Sidney Rothstein (May 29, 1936-February 2, 2017) was a nationally known American symphony orchestra conductor and music director. Known for his expertise in audience development and orchestra programming, Rothstein served as music director of several professional symphony orchestras in the United States.

== Early life and education ==
A native Philadelphian, Rothstein's early musical training was as a violinist; he earned a music degree at Temple University. He studied conducting with Pierre Monteux at the Domaine School for Conductors, today known as the Pierre Monteux School. Rothstein received an Honorary Doctor of Music Degree from Combs College in 1975 and a Doctor of Humanities Degree from Albright College in 1983.

== Career ==
Rothstein co-founded the Orchestra Society of Philadelphia and served as its Music Director from 1964-1976. In 1976, he led that orchestra in a nationally broadcast performance of Gustav Mahler's Symphony No. 8 (The Symphony of a Thousand) to officially open Philadelphia's Bicentennial Celebration.
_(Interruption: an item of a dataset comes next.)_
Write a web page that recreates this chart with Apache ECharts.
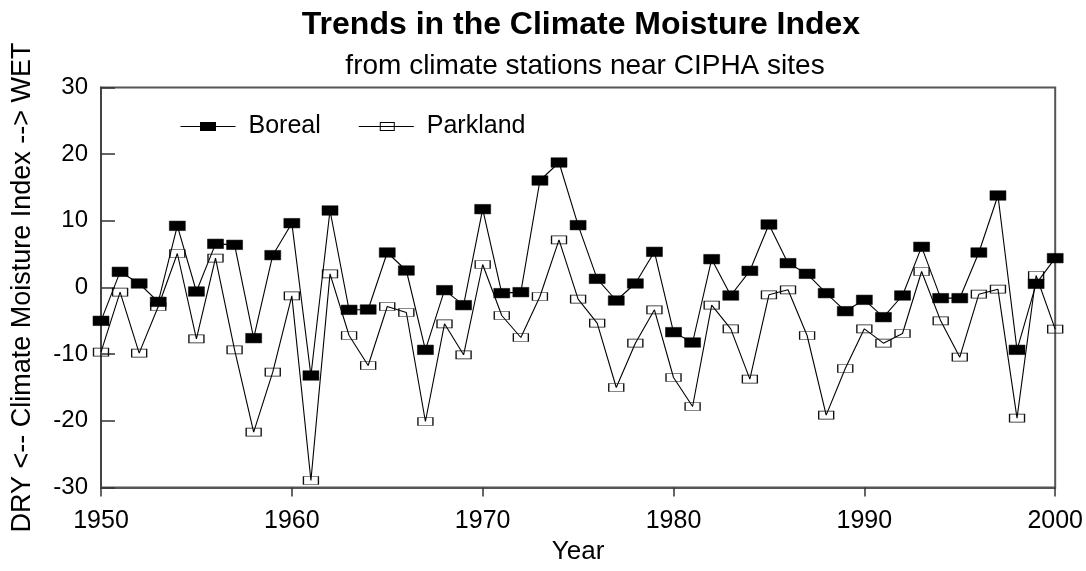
<!DOCTYPE html>
<html>
<head>
<meta charset="utf-8">
<script src="https://cdn.jsdelivr.net/npm/echarts@6/dist/echarts.min.js"></script>
<style>
  html, body { margin: 0; padding: 0; background: #fff; }
  #chart { width: 1086px; height: 571px; }
</style>
</head>
<body>
<div id="chart"></div>
<script>
// Climate Moisture Index by year, 1950-2000
const years = [];
for (let y = 1950; y <= 2000; y++) years.push(y);

const boreal = [
  -5.0, 2.35, 0.6, -2.15, 9.25, -0.6, 6.55, 6.4, -7.6, 4.85,
  9.65, -13.2, 11.55, -3.35, -3.3, 5.25, 2.55, -9.35, -0.4, -2.65,
  11.75, -0.85, -0.7, 16.05, 18.75, 9.35, 1.3, -1.95, 0.6, 5.35,
  -6.7, -8.25, 4.25, -1.2, 2.5, 9.45, 3.65, 2.05, -0.85, -3.55,
  -1.85, -4.45, -1.2, 6.1, -1.6, -1.6, 5.25, 13.8, -9.35, 0.55,
  4.4
];

const parkland = [
  -9.7, -0.7, -9.85, -2.85, 5.1, -7.7, 4.4, -9.35, -21.7, -12.7,
  -1.25, -28.95, 2.05, -7.2, -11.7, -2.85, -3.75, -20.1, -5.45, -10.1,
  3.45, -4.2, -7.5, -1.35, 7.15, -1.75, -5.35, -15.0, -8.35, -3.35,
  -13.5, -17.85, -2.65, -6.2, -13.75, -1.1, -0.35, -7.2, -19.15, -12.15,
  -6.2, -8.35, -6.9, 2.4, -5.0, -10.45, -1.0, -0.25, -19.6, 1.8,
  -6.25
];

const yTicks = [-30, -20, -10, 0, 10, 20, 30];

const pairs = arr => years.map((y, i) => [y, arr[i]]);
const FONT = '"Liberation Sans", Arial, sans-serif';

// Legend keys: a line running through a filled / outlined box (55 x 10 units)
const iconFilled = 'path://M0,4.5H55V5.5H0Z M19.5,0.5H35.5V9.5H19.5Z';
const iconOutline = 'path://M0,4.5H55V5.5H0Z M21,0.5H36V1.5H21Z M21,8.5H36V9.5H21Z ' +
  'M21,0.5H22V9.5H21Z M35,0.5H36V9.5H35Z M0,0H0.01V10H0Z M54.99,0H55V10H54.99Z';

const chart = echarts.init(document.getElementById('chart'));
chart.setOption({
  animation: false,
  backgroundColor: '#fff',
  title: [
    {
      text: 'Trends in the Climate Moisture Index',
      left: 576, top: 4, textAlign: 'center',
      textStyle: { fontFamily: FONT, fontSize: 32, fontWeight: 'bold', color: '#000' }
    },
    {
      text: 'from climate stations near CIPHA sites',
      left: 580, top: 47, textAlign: 'center',
      textStyle: { fontFamily: FONT, fontSize: 28, fontWeight: 'normal', color: '#000' }
    }
  ],
  legend: {
    left: 175.5, top: 109,
    itemWidth: 55, itemHeight: 10, itemGap: 38,
    textStyle: { fontFamily: FONT, fontSize: 25, color: '#000', padding: [0, 0, 0, 8] },
    data: [
      { name: 'Boreal', icon: iconFilled, itemStyle: { color: '#000', borderWidth: 0 } },
      { name: 'Parkland', icon: iconOutline, itemStyle: { color: '#000', borderWidth: 0 } }
    ]
  },
  grid: {
    left: 101, right: 28.5, top: 87.5, bottom: 83.5,
    show: true, borderColor: '#555', borderWidth: 2
  },
  xAxis: {
    type: 'value', min: 1950, max: 2000, interval: 10,
    name: 'Year', nameLocation: 'middle', nameGap: 49,
    nameTextStyle: { fontFamily: FONT, fontSize: 26, color: '#000' },
    axisLine: { show: true, onZero: false, lineStyle: { color: '#555', width: 2 } },
    axisTick: { show: true, inside: false, length: 9, lineStyle: { color: '#333', width: 1.5 } },
    axisLabel: { fontFamily: FONT, fontSize: 25, color: '#000', margin: 21, formatter: v => String(v) },
    splitLine: { show: false }
  },
  yAxis: {
    type: 'value', min: yTicks[0], max: yTicks[yTicks.length - 1], interval: 10,
    name: 'DRY <-- Climate Moisture Index --> WET', nameLocation: 'middle', nameGap: 65,
    nameTextStyle: { fontFamily: FONT, fontSize: 27, color: '#000' },
    axisLine: { show: true, onZero: false, lineStyle: { color: '#444', width: 2 } },
    axisTick: { show: true, inside: true, length: 14, lineStyle: { color: '#333', width: 1.5 } },
    axisLabel: { fontFamily: FONT, fontSize: 24, color: '#000', margin: 13 },
    splitLine: { show: false }
  },
  series: [
    {
      name: 'Parkland', type: 'line', data: pairs(parkland), z: 2,
      symbol: 'rect', symbolSize: [15, 8],
      lineStyle: { color: '#000', width: 1.1 },
      itemStyle: { color: 'rgba(255,255,255,0)', borderColor: '#111', borderWidth: 1 }
    },
    {
      name: 'Boreal', type: 'line', data: pairs(boreal), z: 3,
      symbol: 'rect', symbolSize: [16, 9.5],
      lineStyle: { color: '#000', width: 1.1 },
      itemStyle: { color: '#000', borderColor: '#000', borderWidth: 0.5 }
    }
  ]
});
</script>
</body>
</html>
For thirty years (1976-2006), Rothstein was Music Director of the Reading Symphony Orchestra, where he improved the quality and raised the stature of the orchestra in the Reading community. Rothstein was the Associate Conductor of the Honolulu Symphony from 1976-1980, commuting from Reading to Honolulu for four years. In 1980, Rothstein was named Music Director of the West Virginia Symphony in Charleston. In 1981 Rothstein was named Music Director of the Florida Symphony Orchestra, in Orlando Florida, a position he held until 1985. Until 1985 he led all three orchestras. From 1996-2006, he was Conductor of the Ridgefield Symphony Orchestra, located in Ridgefield Connecticut.

Rothstein served as guest faculty at the Bard College Conductors Institute and was named as a "Settlement 100" honoree by the Settlement Music School in Philadelphia as part of the school's centennial celebration.

== Death ==
Rothstein died in Wyomissing, PA, on February 2, 2017.